I just tried this on Mac OS X using threads and using forks to write to
a shared pipe. Each write was 256 bytes done using syswrite. All the
reads on the other end were: sysread(256). I tried using forked writers
and simple Ruby threads. Each writer wrote 10000 messages and I didn't
get any mixed up data in any of my tests. I also tried using plain
old write (vs. syswrite) and still didn't get any mixed up data.
The behavior you described just doesn't match my experience or
understanding of pipes.
El Jueves, 7 de Enero de 2010, Eric Wong escribió:
Iñaki Baz Castillo <ibc@aliax.net> wrote:
> El Jueves, 7 de Enero de 2010, Robert Klemme escribió:
> > > Yeah, I gathered that from your other posts. The general point,
> > > though, still applies: check the pipe's size, and if it grows too
> > > large, spin off a new reading thread.
> >
> > That's something different than you proposed initially, isn't it? This
> > approach (increasing the number of readers if the pipe fills too fast)
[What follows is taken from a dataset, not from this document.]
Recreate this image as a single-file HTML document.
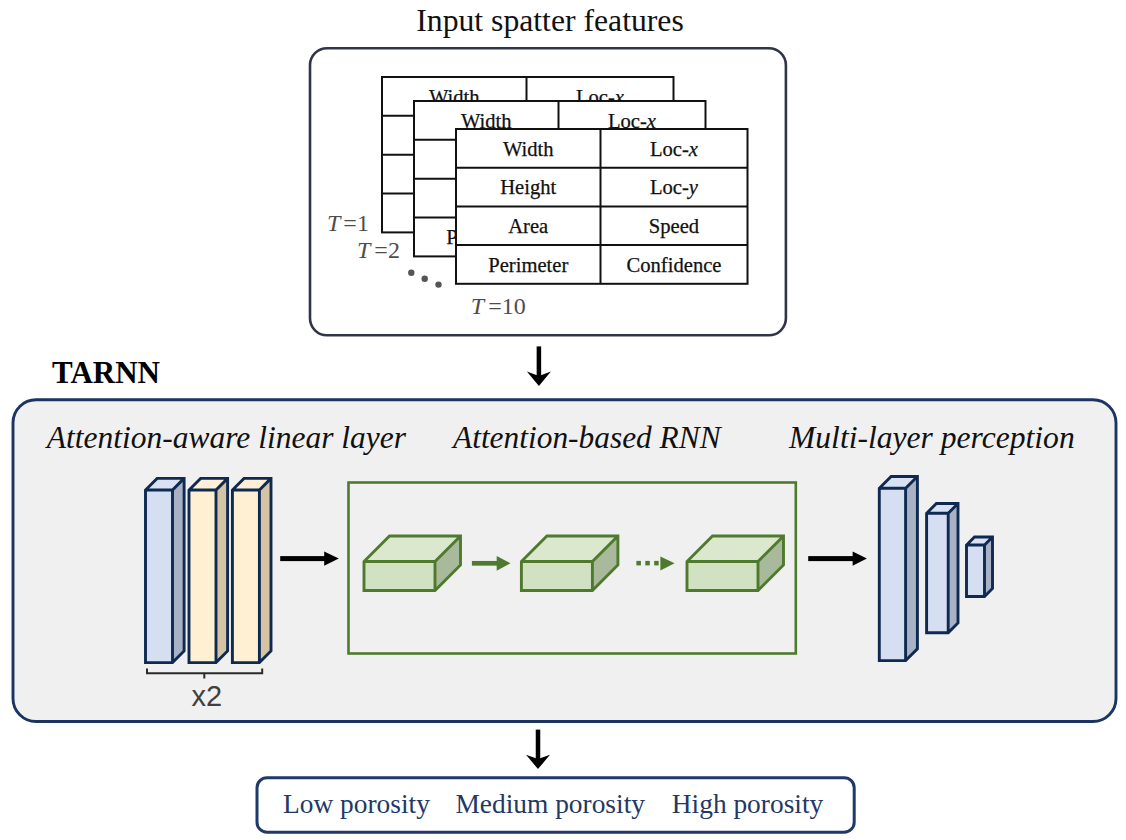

> > is better because it regulates read performance according to load.
>
> Definitively I have no idea of how to know the status of a FIFO (not a IO
> pipe but a FIFO file). The only it occurs when it's full (because no
> reader is getting the data) is that the writer #flush operation gets
> blocked. I've found no way to determine how "full" is a FIFO file.
FIFO are pipes, they just have a name on the filesystem.
In any case, use IO#write_nonblock. Any writes you do will raise
Errno::EAGAIN if your FIFO/pipe is full.
See the pipe(7) manpage on a Linux machine, it provides a great overview
of pipe semantics for blocking/non-blocking operations.
Yes, I know, I just told it because I tested with named piped.
However it's true that I don't get the issue occuring when writting in a named
pipe from different processes....
···
El Lunes, 11 de Enero de 2010, Gary Wright escribió:
On Jan 10, 2010, at 8:00 PM, Iñaki Baz Castillo wrote:
> I got the mixed strings using a name pipe (created with "mkfifo" command)
> and shared by two different Ruby programs (a writer and a reader).
A named pipe and a pipe should behave the same, the only difference being
that one has a name in the filesystem.